Leyendo el libro de Javier Gassió ‘Cuando éramos felices y todo era una fiesta’, editado por Lungwer, descubrí además que los videoclubs llegaron a ser un punto de encuentro importante en el barrio, casi tanto como la barra del bar de la esquina, y hasta se hacían estrenos de las películas en alquiler a la que acudía algún famoso relacionado con el filme oportuno. Entre sus páginas vemos por ejemplo a José Sacristán y a Marisa Medina en videoclubs en calidad de estrellas invitadas, y a la prensa grabando esa presentación.
Además, en la obra (de tono nostálgico que también habla de temas como la Movida madrileña, el cine de destape o el cine quinqui, o lo que supuso el ‘Un, dos,tres’ de Mayra) se recuerda que no cualquiera podía tener un carnet de videoclub. Y es que el negocio debía garantizar que el cliente devolviese la película pasadas las 24 horas, y para que no hubiese cinéfilos a la fuga, pedían algún requisito más allá del DNI, como un contrato de alquiler o una factura de la línea telefónica. Y como también rememora Gassió, era frecuente que algunos títulos fuesen más demandados que otros, y que los clientes casi se diesen tortas por ser el primero en coger algún taquillazo cuando el dependiente de turno lo soltaba en la estantería, en plan “ahí os matéis por llevaros los ‘Gremlins’ a casa”.
Con los videoclubs se podía tener cierta picaresca que a la larga podía pasar factura. Un clásico era el devolver una película tarde y sin dinero para el recargo, alegando que ya se pagaría otro día -y claro que debías saldar la deuda si querías volver a alquilar-, o incluso alquilar una película, verla entera y seleccionar una parte donde la imagen estuviese más deteriorada y pedir que te la cambiasen por otra. Confieso que alguna vez alquilé una película de miedo, la veía, y luego baja diciendo que mi madre no me dejaba ver eso y que si me la podían cambiar por otra.

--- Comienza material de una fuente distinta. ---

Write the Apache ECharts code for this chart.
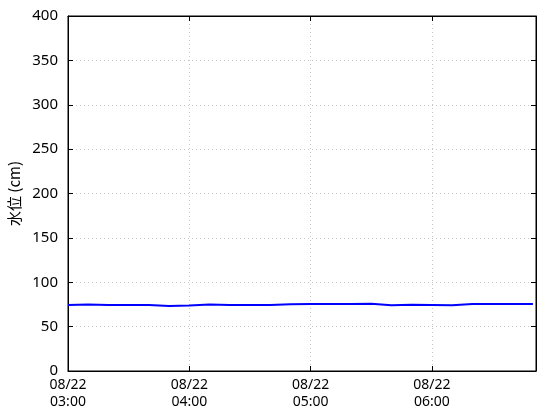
<!DOCTYPE html>
<html>
<head>
<meta charset="utf-8">
<script src="https://cdn.jsdelivr.net/npm/echarts@6/dist/echarts.min.js"></script>
<style>html,body{margin:0;padding:0;background:#fff}#c{width:560px;height:420px}</style>
</head>
<body>
<div id="c"></div>
<script>
var dateLabel = "08/22";
var times = ["03:00","03:10","03:20","03:30","03:40","03:50","04:00","04:10","04:20","04:30","04:40","04:50",
             "05:00","05:10","05:20","05:30","05:40","05:50","06:00","06:10","06:20","06:30","06:40","06:50"];
var levels = [74.5,75,74.5,74.5,74.5,73.2,73.8,74.8,74.5,74.5,74.5,75.3,
              75.5,75.5,75.5,75.9,74,74.6,74.5,74.2,75.4,75.5,75.5,75.5];
var tickTimes = ["03:00","04:00","05:00","06:00"];
var yMin = 0, yMax = 400, yStep = 50;
var axisName = "水位 (cm)";
var xMaxMinutes = 231.5;

function toMin(t){var p=t.split(":");return (+p[0]-3)*60+(+p[1]);}
function fmt(m){var h=3+Math.floor(m/60), mm=Math.round(m%60);return dateLabel+"\n"+(h<10?"0":"")+h+":"+(mm<10?"0":"")+mm;}
var data = times.map(function(t,i){return [toMin(t), levels[i]];});
var tickVals = tickTimes.map(toMin);

var font = "'Noto Sans', sans-serif";
var chart = echarts.init(document.getElementById('c'));
var tickStyle = {show:true, inside:true, length:5, lineStyle:{color:'#000', width:1}};
var splitStyle = {show:true, lineStyle:{color:'#c8c8c8', type:[1,3], width:1}};
chart.setOption({
  animation:false,
  grid:{left:68, right:24, top:16, bottom:49, outerBoundsMode:'none', containLabel:false,
        show:true, borderColor:'#000', borderWidth:1, backgroundColor:'transparent'},
  xAxis:[{type:'value', min:0, max:xMaxMinutes, interval:60,
    axisLine:{show:true, onZero:false, lineStyle:{color:'#000'}},
    axisTick:Object.assign({customValues:tickVals}, tickStyle), splitLine:splitStyle,
    axisLabel:{color:'#000', fontFamily:font, fontSize:14, lineHeight:17, margin:6,
      customValues:tickVals, formatter:function(v){return fmt(v);}}},
    {type:'value', position:'top', min:0, max:xMaxMinutes, interval:60,
    axisLine:{show:true, onZero:false, lineStyle:{color:'#000'}},
    axisTick:Object.assign({customValues:tickVals}, tickStyle), splitLine:{show:false}, axisLabel:{show:false}}],
  yAxis:[{type:'value', min:yMin, max:yMax, interval:yStep,
    name:axisName, nameLocation:'middle', nameGap:46, nameRotate:90,
    nameTextStyle:{color:'#000', fontFamily:"'Noto Sans CJK JP', sans-serif", fontSize:15},
    axisLine:{show:true, onZero:false, lineStyle:{color:'#000'}}, axisTick:tickStyle, splitLine:splitStyle,
    axisLabel:{color:'#000', fontFamily:font, fontSize:15, margin:10}},
    {type:'value', position:'right', min:yMin, max:yMax, interval:yStep,
    axisLine:{show:true, onZero:false, lineStyle:{color:'#000'}}, axisTick:tickStyle, splitLine:{show:false}, axisLabel:{show:false}}],
  series:[{type:'line', data:data, showSymbol:false, symbol:'none', smooth:false,
    lineStyle:{color:'#0000ff', width:2}, xAxisIndex:0, yAxisIndex:0}]
});
</script>
</body>
</html>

Cualquier videoclub en condiciones separaba su género por categorías, tipo “estrenos”, “terror”, “comedia” o “cine español”, además de la sección de porno, que solía estar en una esquinita tapada con una cortina, o en el mejor de los casos en una estantería en la que cartulinas o pegatinas de círculos impedían que se viesen tetillas o pirindolos en la carátula.
En los cerenta llegó el DVD, y ahora los videoclubs tenían que invertir el doble, trayendo las películas en VHS y en este nuevo formato de disco, que tardó un poquito en calar. Ahí la piratería se hacía más difícil, y requería una mayor inversión. Y más tarde el BluRay, que estará en alquiler en los pocos videoclubs que queden.
Como Tarantino, o Molly Shannon en la película ‘Superstar’, yo trabajé en un videoclub allá por 2006 durante los fines de semana para pagarme un máster de publicidad, y la verdad es que era muy divertido eso de que te preguntasen tu opinión sobre tal o cual película. Había una pareja así gotiquilla que siempre me agradecían las recomendaciones del cine de terror (recuerdo que les encantó ‘En compañía de lobos’, la revisión ochentera de Caperucita con Angela Lansbury como la abuela), y cuando algún cliente era un poquito gilipollas –por ejemplo, cuando te daba mucho por saco para no pagar un recargo por haber entregado un día después una película– yo me vengaba recomendándole la película más infumable que se me ocurriese, en plan “esta noche te vas a acordar de mí cuando tengas que quitarla, por cabrón”.
¿Y si quiero alquilar una película a las doce de la noche, cuando la tienda está cerrada, qué pasa? Eso debió pensar algún inventor, que creó unos cajeros automáticos que expedían y recibían películas las 24 horas. Además estaba muy bien porque el precio del alquiler dependía del tramo horario, y cuanto antes la devolvieses menos te cobraban.
Cuando internet comenzó a llegar a todas las casas se empezó a descargar ilegalmente películas (y también porno) como churros, y poco a poco muchísimos videoclubs bajaron la persiana para siempre. La gente había dejado de alquilar, y por tanto, de hacer caja.
Todavía hay videoclubs que resisten el chaparrón de la piratería –y del comodísimo alquiler online para que no tengas ni que mover el culo–, obligándose a sí mismos a reinventar el negocio en medida de lo posible, a veces hasta límites insospechados . En Villalvilla, en Madrid, una vez fui a un videoclub y hamburguesería a la vez, y en vez de echarte unas palomitas para ver la peli te llevabas el perrito caliente o la hamburguesa completa a casa para ponerte cerda con la excusa de ver la peli.